# What you are asked to do
Drop the pictures, then extract the listing word for word.
+++ Dataset section +++
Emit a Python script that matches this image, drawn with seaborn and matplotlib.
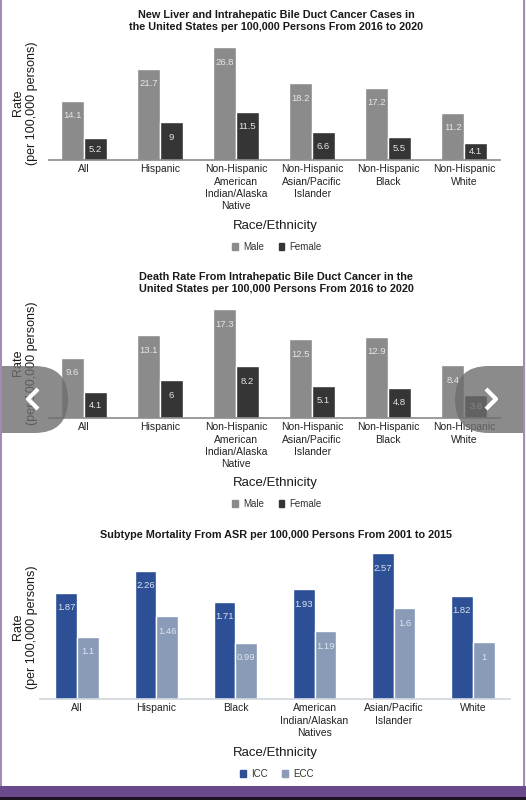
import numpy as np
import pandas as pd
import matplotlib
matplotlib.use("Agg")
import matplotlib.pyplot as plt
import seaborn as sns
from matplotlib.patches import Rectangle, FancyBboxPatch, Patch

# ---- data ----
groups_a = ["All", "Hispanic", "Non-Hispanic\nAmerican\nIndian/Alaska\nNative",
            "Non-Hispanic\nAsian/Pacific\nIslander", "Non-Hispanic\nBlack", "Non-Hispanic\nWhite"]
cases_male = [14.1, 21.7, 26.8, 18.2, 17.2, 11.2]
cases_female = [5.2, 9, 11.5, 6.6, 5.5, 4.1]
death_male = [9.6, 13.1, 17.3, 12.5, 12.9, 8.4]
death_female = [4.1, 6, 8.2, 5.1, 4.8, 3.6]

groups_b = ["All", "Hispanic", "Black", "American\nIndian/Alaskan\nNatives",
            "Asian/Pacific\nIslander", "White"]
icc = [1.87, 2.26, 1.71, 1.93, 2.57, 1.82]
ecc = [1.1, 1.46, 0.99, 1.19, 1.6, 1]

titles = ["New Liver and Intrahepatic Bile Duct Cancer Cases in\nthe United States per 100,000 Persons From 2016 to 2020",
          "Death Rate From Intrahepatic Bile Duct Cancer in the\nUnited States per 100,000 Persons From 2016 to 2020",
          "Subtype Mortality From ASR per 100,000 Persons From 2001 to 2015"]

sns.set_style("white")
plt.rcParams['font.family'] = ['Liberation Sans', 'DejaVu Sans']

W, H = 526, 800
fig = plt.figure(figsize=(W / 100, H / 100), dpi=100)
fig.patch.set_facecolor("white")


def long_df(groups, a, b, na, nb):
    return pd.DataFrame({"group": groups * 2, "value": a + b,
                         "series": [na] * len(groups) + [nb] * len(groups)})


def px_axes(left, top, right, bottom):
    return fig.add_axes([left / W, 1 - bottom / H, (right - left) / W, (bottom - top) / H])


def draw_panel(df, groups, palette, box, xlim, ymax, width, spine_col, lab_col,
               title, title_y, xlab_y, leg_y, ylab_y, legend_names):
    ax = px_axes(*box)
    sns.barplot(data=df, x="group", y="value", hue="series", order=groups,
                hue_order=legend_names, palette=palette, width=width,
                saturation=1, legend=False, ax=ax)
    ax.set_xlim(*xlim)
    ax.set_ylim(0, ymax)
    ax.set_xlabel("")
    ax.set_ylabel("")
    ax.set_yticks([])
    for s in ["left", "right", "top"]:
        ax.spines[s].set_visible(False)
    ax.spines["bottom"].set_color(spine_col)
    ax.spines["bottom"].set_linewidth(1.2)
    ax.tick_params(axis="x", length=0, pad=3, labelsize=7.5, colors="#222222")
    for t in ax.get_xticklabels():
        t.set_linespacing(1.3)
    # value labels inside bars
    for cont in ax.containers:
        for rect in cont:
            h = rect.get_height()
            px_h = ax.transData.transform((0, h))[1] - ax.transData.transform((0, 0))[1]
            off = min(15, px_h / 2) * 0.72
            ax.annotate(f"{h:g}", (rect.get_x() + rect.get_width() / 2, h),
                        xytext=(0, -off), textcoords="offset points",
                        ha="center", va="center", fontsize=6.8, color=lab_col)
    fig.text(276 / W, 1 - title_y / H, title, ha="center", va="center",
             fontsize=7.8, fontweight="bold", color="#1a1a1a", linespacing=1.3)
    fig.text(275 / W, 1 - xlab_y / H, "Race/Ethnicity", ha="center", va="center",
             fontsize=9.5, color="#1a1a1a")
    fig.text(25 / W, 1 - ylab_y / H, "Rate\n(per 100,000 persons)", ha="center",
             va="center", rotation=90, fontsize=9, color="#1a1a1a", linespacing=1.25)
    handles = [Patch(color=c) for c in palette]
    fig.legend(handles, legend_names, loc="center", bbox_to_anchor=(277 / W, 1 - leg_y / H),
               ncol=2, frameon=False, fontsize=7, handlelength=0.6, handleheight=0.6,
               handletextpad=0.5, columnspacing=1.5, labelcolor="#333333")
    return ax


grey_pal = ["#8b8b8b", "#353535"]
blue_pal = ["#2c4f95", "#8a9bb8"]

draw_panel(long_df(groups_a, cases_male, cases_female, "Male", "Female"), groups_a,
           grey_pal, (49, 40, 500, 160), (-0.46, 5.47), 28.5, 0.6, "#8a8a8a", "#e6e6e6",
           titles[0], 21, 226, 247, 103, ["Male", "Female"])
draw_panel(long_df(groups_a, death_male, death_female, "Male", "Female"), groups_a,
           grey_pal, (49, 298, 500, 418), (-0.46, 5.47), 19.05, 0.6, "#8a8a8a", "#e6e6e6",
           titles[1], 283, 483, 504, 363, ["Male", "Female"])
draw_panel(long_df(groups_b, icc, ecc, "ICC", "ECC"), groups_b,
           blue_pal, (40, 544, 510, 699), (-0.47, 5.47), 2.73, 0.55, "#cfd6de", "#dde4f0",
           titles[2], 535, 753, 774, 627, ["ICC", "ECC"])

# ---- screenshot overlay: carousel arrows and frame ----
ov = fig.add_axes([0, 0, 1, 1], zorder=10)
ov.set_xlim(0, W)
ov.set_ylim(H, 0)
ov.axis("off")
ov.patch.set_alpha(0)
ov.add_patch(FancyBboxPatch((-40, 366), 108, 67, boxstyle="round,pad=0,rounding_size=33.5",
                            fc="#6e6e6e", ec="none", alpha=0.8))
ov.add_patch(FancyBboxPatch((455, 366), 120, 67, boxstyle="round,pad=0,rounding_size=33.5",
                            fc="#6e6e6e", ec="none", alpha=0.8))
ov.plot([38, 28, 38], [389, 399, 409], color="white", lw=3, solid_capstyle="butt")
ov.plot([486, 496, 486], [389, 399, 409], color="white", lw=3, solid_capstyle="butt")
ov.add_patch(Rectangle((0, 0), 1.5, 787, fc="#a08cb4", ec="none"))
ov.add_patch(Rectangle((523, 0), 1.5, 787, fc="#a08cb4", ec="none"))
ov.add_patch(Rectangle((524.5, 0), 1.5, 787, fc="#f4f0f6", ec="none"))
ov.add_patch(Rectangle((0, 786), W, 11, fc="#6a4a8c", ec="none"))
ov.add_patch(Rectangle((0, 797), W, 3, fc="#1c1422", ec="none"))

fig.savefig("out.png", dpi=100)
+++
# Task output
Emit a Python script that matches this image, drawn with seaborn and matplotlib.
import numpy as np
import pandas as pd
import matplotlib
matplotlib.use("Agg")
import matplotlib.pyplot as plt
import seaborn as sns
from matplotlib.patches import Rectangle, FancyBboxPatch, Patch

# ---- data ----
groups_a = ["All", "Hispanic", "Non-Hispanic\nAmerican\nIndian/Alaska\nNative",
            "Non-Hispanic\nAsian/Pacific\nIslander", "Non-Hispanic\nBlack", "Non-Hispanic\nWhite"]
cases_male = [14.1, 21.7, 26.8, 18.2, 17.2, 11.2]
cases_female = [5.2, 9, 11.5, 6.6, 5.5, 4.1]
death_male = [9.6, 13.1, 17.3, 12.5, 12.9, 8.4]
death_female = [4.1, 6, 8.2, 5.1, 4.8, 3.6]

groups_b = ["All", "Hispanic", "Black", "American\nIndian/Alaskan\nNatives",
            "Asian/Pacific\nIslander", "White"]
icc = [1.87, 2.26, 1.71, 1.93, 2.57, 1.82]
ecc = [1.1, 1.46, 0.99, 1.19, 1.6, 1]

titles = ["New Liver and Intrahepatic Bile Duct Cancer Cases in\nthe United States per 100,000 Persons From 2016 to 2020",
          "Death Rate From Intrahepatic Bile Duct Cancer in the\nUnited States per 100,000 Persons From 2016 to 2020",
          "Subtype Mortality From ASR per 100,000 Persons From 2001 to 2015"]

sns.set_style("white")
plt.rcParams['font.family'] = ['Liberation Sans', 'DejaVu Sans']

W, H = 526, 800
fig = plt.figure(figsize=(W / 100, H / 100), dpi=100)
fig.patch.set_facecolor("white")


def long_df(groups, a, b, na, nb):
    return pd.DataFrame({"group": groups * 2, "value": a + b,
                         "series": [na] * len(groups) + [nb] * len(groups)})


def px_axes(left, top, right, bottom):
    return fig.add_axes([left / W, 1 - bottom / H, (right - left) / W, (bottom - top) / H])


def draw_panel(df, groups, palette, box, xlim, ymax, width, spine_col, lab_col,
               title, title_y, xlab_y, leg_y, ylab_y, legend_names):
    ax = px_axes(*box)
    sns.barplot(data=df, x="group", y="value", hue="series", order=groups,
                hue_order=legend_names, palette=palette, width=width,
                saturation=1, legend=False, ax=ax)
    ax.set_xlim(*xlim)
    ax.set_ylim(0, ymax)
    ax.set_xlabel("")
    ax.set_ylabel("")
    ax.set_yticks([])
    for s in ["left", "right", "top"]:
        ax.spines[s].set_visible(False)
    ax.spines["bottom"].set_color(spine_col)
    ax.spines["bottom"].set_linewidth(1.2)
    ax.tick_params(axis="x", length=0, pad=3, labelsize=7.5, colors="#222222")
    for t in ax.get_xticklabels():
        t.set_linespacing(1.3)
    # value labels inside bars
    for cont in ax.containers:
        for rect in cont:
            h = rect.get_height()
            px_h = ax.transData.transform((0, h))[1] - ax.transData.transform((0, 0))[1]
            off = min(15, px_h / 2) * 0.72
            ax.annotate(f"{h:g}", (rect.get_x() + rect.get_width() / 2, h),
                        xytext=(0, -off), textcoords="offset points",
                        ha="center", va="center", fontsize=6.8, color=lab_col)
    fig.text(276 / W, 1 - title_y / H, title, ha="center", va="center",
             fontsize=7.8, fontweight="bold", color="#1a1a1a", linespacing=1.3)
    fig.text(275 / W, 1 - xlab_y / H, "Race/Ethnicity", ha="center", va="center",
             fontsize=9.5, color="#1a1a1a")
    fig.text(25 / W, 1 - ylab_y / H, "Rate\n(per 100,000 persons)", ha="center",
             va="center", rotation=90, fontsize=9, color="#1a1a1a", linespacing=1.25)
    handles = [Patch(color=c) for c in palette]
    fig.legend(handles, legend_names, loc="center", bbox_to_anchor=(277 / W, 1 - leg_y / H),
               ncol=2, frameon=False, fontsize=7, handlelength=0.6, handleheight=0.6,
               handletextpad=0.5, columnspacing=1.5, labelcolor="#333333")
    return ax


grey_pal = ["#8b8b8b", "#353535"]
blue_pal = ["#2c4f95", "#8a9bb8"]

draw_panel(long_df(groups_a, cases_male, cases_female, "Male", "Female"), groups_a,
           grey_pal, (49, 40, 500, 160), (-0.46, 5.47), 28.5, 0.6, "#8a8a8a", "#e6e6e6",
           titles[0], 21, 226, 247, 103, ["Male", "Female"])
draw_panel(long_df(groups_a, death_male, death_female, "Male", "Female"), groups_a,
           grey_pal, (49, 298, 500, 418), (-0.46, 5.47), 19.05, 0.6, "#8a8a8a", "#e6e6e6",
           titles[1], 283, 483, 504, 363, ["Male", "Female"])
draw_panel(long_df(groups_b, icc, ecc, "ICC", "ECC"), groups_b,
           blue_pal, (40, 544, 510, 699), (-0.47, 5.47), 2.73, 0.55, "#cfd6de", "#dde4f0",
           titles[2], 535, 753, 774, 627, ["ICC", "ECC"])

# ---- screenshot overlay: carousel arrows and frame ----
ov = fig.add_axes([0, 0, 1, 1], zorder=10)
ov.set_xlim(0, W)
ov.set_ylim(H, 0)
ov.axis("off")
ov.patch.set_alpha(0)
ov.add_patch(FancyBboxPatch((-40, 366), 108, 67, boxstyle="round,pad=0,rounding_size=33.5",
                            fc="#6e6e6e", ec="none", alpha=0.8))
ov.add_patch(FancyBboxPatch((455, 366), 120, 67, boxstyle="round,pad=0,rounding_size=33.5",
                            fc="#6e6e6e", ec="none", alpha=0.8))
ov.plot([38, 28, 38], [389, 399, 409], color="white", lw=3, solid_capstyle="butt")
ov.plot([486, 496, 486], [389, 399, 409], color="white", lw=3, solid_capstyle="butt")
ov.add_patch(Rectangle((0, 0), 1.5, 787, fc="#a08cb4", ec="none"))
ov.add_patch(Rectangle((523, 0), 1.5, 787, fc="#a08cb4", ec="none"))
ov.add_patch(Rectangle((524.5, 0), 1.5, 787, fc="#f4f0f6", ec="none"))
ov.add_patch(Rectangle((0, 786), W, 11, fc="#6a4a8c", ec="none"))
ov.add_patch(Rectangle((0, 797), W, 3, fc="#1c1422", ec="none"))

fig.savefig("out.png", dpi=100)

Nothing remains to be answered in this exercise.